From these corruption scandals across the EU, it is clear to see that business as usual isn’t good enough. This is why we focused on transparency requirements under RRF spending. We must take the lessons learnt during pandemic spending and apply this to recovery spending.

“The lack of transparency and proper oversight of procurement procedures leads to corruption. We saw this during the pandemic across the continent, in the UK, Slovenia, Romania, Hungary…”

HD: Furthermore, it’s not just us saying this! The head of the EU’s anti-fraud office, OLAF, warned in June 2021 that the EU faces a “big risk” of abuses in the use of these funds because not all Member States are planning to report beneficiaries to the EU via an entirely voluntary system. It’s clear that we have a legitimate concern, and that’s why we are urging the European Commission to take action now. Every euro that is lost to corruption and nepotism is a loss for European citizens who are impacted by this health crisis and who will suffer from the negative impacts of climate change.

The scoreboard in the Open Procurement EU Coalition’s report (click to enlarge).

OGEU: In your ranking, Hungary and Bulgaria, Member States notorious for their nepotism, and which have repeatedly been marked as outliers in terms of institutional corruption by the European Court of Auditors, rank higher than countries like Denmark and Germany. Is the points system in your scoreboard really an accurate reflection of the situation that will likely emerge once the funds get disbursed? 

The points allocated from our analysis are purely from what has been written in the RRF plans. Obviously, one thing is what is written on paper, and another is what occurs in practice.

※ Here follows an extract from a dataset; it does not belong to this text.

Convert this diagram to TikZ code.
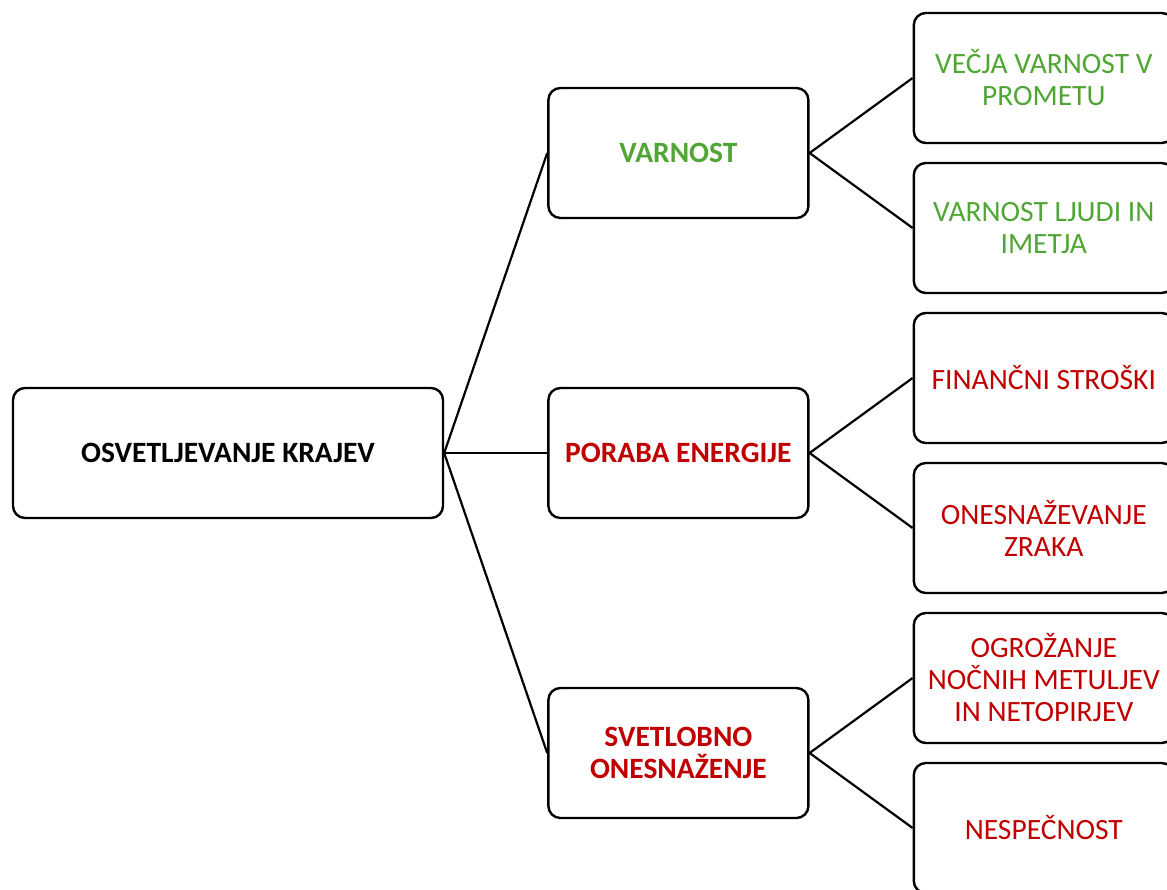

While we do understand that some countries may have transparency requirement elsewhere that aren’t specified directly in the national RRF plan, with such high profile spending and such a high-risk of corruption, the public should be clearly informed on what information they can access on spending.

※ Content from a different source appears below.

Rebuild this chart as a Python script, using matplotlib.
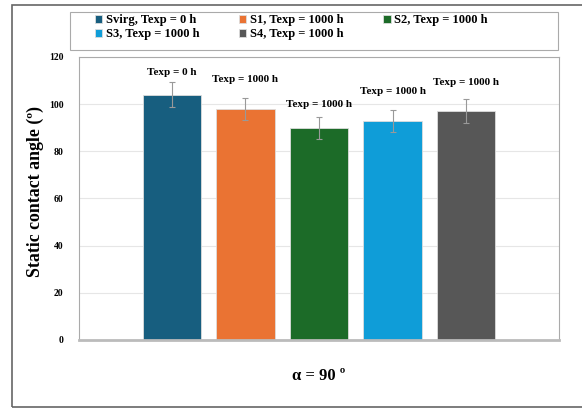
import numpy as np
import matplotlib.pyplot as plt
from matplotlib.patches import Rectangle

# data
series = ["Svirg, Texp = 0 h", "S1, Texp = 1000 h", "S2, Texp = 1000 h",
          "S3, Texp = 1000 h", "S4, Texp = 1000 h"]
bar_labels = ["Texp = 0 h", "Texp = 1000 h", "Texp = 1000 h",
              "Texp = 1000 h", "Texp = 1000 h"]
angles = [104, 98, 90, 93, 97]
errors = [5.4, 4.8, 4.6, 4.6, 5.0]
colors = ["#175E7F", "#EA7333", "#1C6B28", "#0F9DD8", "#575757"]
# how far above each bar its label sits (points)
label_gap = [16, 21, 17, 21, 21]

plt.rcParams['font.family'] = ['Liberation Serif', 'DejaVu Serif']
plt.rcParams['font.weight'] = 'bold'

fig = plt.figure(figsize=(5.82, 4.08), dpi=100)
ax = fig.add_axes([0.1357, 0.1667, 0.8248, 0.6936])

x = np.arange(len(series)) - 2
handles = []
for i in range(len(series)):
    b = ax.bar(x[i], angles[i], width=0.79, color=colors[i], edgecolor='#dddddd',
               linewidth=0.6, label=series[i], zorder=2)
    handles.append(b)
    ax.errorbar(x[i], angles[i], yerr=errors[i], ecolor='#999999',
                elinewidth=0.8, capsize=2, capthick=0.8, fmt='none', zorder=3)
    ax.annotate(bar_labels[i], (x[i], angles[i]), xytext=(0, label_gap[i]),
                textcoords='offset points', ha='center', va='center',
                fontsize=8, fontweight='bold')

ax.set_xlim(-3.265, 3.265)
ax.set_ylim(0, 120)
ax.set_yticks(range(0, 121, 20))
ax.set_xticks([])
ax.tick_params(axis='y', length=0, labelsize=7, pad=11)
ax.yaxis.grid(True, color='#e6e6e6', linewidth=0.8, zorder=0)
ax.set_axisbelow(True)
for s in ['left', 'right', 'top']:
    ax.spines[s].set_color('#aaaaaa')
    ax.spines[s].set_linewidth(0.8)
ax.spines['bottom'].set_color('#bbbbbb')
ax.spines['bottom'].set_linewidth(2)

ax.set_ylabel("Static contact angle (º)", fontsize=12.8, fontweight='bold')
ax.yaxis.set_label_coords(-0.072, 0.523)
ax.set_xlabel("α = 90 º", fontsize=12, fontweight='bold', labelpad=20)

# legend filled row by row like the original
order = [0, 3, 1, 4, 2]
fig.legend([handles[k] for k in order], [series[k] for k in order],
           loc='upper left', bbox_to_anchor=(0.163, 0.9646),
           ncol=3, fontsize=9, frameon=False, handlelength=0.6,
           handleheight=0.6, handletextpad=0.3, borderpad=0,
           borderaxespad=0, labelspacing=0.15, columnspacing=3.15)
fig.add_artist(Rectangle((0.1203, 0.8775), 0.8385, 0.0931,
                         transform=fig.transFigure, fill=False,
                         edgecolor='#aaaaaa', linewidth=0.8))

# outer frame of the figure
fig.add_artist(Rectangle((0.021, 0.003), 1.2, 0.985, transform=fig.transFigure,
                         fill=False, edgecolor='#666666', linewidth=1.2))

fig.savefig("out.png", dpi=100)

We do hope that the countries that scored low in our analysis do go on to be more transparent about spending than what is specified in their plans. Likewise, we hope those that scored highly stick to their transparency commitments.

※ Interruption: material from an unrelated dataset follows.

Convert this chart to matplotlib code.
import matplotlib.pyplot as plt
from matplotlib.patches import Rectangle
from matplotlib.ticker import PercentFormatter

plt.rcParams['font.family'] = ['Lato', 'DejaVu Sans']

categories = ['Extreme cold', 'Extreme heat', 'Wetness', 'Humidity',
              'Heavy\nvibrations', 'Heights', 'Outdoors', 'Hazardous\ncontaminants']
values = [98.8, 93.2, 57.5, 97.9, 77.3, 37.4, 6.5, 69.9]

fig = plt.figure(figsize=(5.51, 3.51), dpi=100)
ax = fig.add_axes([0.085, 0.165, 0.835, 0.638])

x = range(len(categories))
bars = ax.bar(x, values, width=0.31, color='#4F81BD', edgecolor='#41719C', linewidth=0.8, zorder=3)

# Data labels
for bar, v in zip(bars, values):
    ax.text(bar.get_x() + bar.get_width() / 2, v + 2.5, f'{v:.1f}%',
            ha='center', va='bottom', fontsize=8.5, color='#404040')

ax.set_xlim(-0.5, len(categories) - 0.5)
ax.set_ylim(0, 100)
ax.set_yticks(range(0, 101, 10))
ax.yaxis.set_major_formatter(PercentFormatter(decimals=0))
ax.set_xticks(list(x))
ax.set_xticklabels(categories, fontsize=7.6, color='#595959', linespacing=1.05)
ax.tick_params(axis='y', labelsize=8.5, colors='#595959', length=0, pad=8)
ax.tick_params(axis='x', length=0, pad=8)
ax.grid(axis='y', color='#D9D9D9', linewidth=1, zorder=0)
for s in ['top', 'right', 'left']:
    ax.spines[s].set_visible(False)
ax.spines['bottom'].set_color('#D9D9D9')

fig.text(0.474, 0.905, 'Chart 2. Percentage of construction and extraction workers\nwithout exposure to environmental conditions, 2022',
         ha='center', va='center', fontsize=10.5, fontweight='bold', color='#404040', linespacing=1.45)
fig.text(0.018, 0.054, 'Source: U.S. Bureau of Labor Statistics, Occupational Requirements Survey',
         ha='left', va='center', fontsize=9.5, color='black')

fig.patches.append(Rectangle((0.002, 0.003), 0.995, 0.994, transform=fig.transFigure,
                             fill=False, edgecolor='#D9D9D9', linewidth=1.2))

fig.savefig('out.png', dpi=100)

OGEU: What, for you, would be the best possible outcome of this campaign? 

RH: We would want the European Commission and Member States to ensure that national RRF plans meet the criteria laid out in the RRF analysis:

- Proactively publish information on RRF procurement and spending as user-friendly, timely, high-quality, well-structured and standardised open data. This should include publication of all public procurement contracts that are funded by RRF, information on final recipients of funds, reports on the implementation of milestones/targets and on monitoring and control to prevent corruption, and information on public consultations held with citizens and stakeholders on the creation of the RRF plan.

- Create a single public portal where information on spending, implementation and control of RRF is proactively published.

- Ensure that the national access to information legislation applies to all information regarding RRF.

- Directly support civil society oversight to help uncover, prevent and deter corruption by establishing effective mechanisms to enable meaningful exchange of feedback between citizens and authorities. This can include availability of financial resources, effective mechanisms of participation and a general respect for civic space.

We have already seen improvements. The Ministry of Finance in Lithuania took on board our analysis of the Lithuanian national RRF plan and has stated that it will commit to more transparency and reveal more information on how the money will be spent. We hope to see these types of commitments across the EU.

OGEU: The report reflects the efforts of an impressive pan-European coalition of NGOs. Do you reckon the Open Procurement EU Coalition will continue on a more permanent footing? 

HD: Definitely! There is a real interest in transparency of RRF funds and after the launch of the Coalition with the publication of our RRF analysis, the Coalition is steadily growing, with more organisations and individuals requesting to join.

We are also actively fundraising for more resources to continue and expand our work, so that there can be more extensive monitoring by civil society in every EU Member State.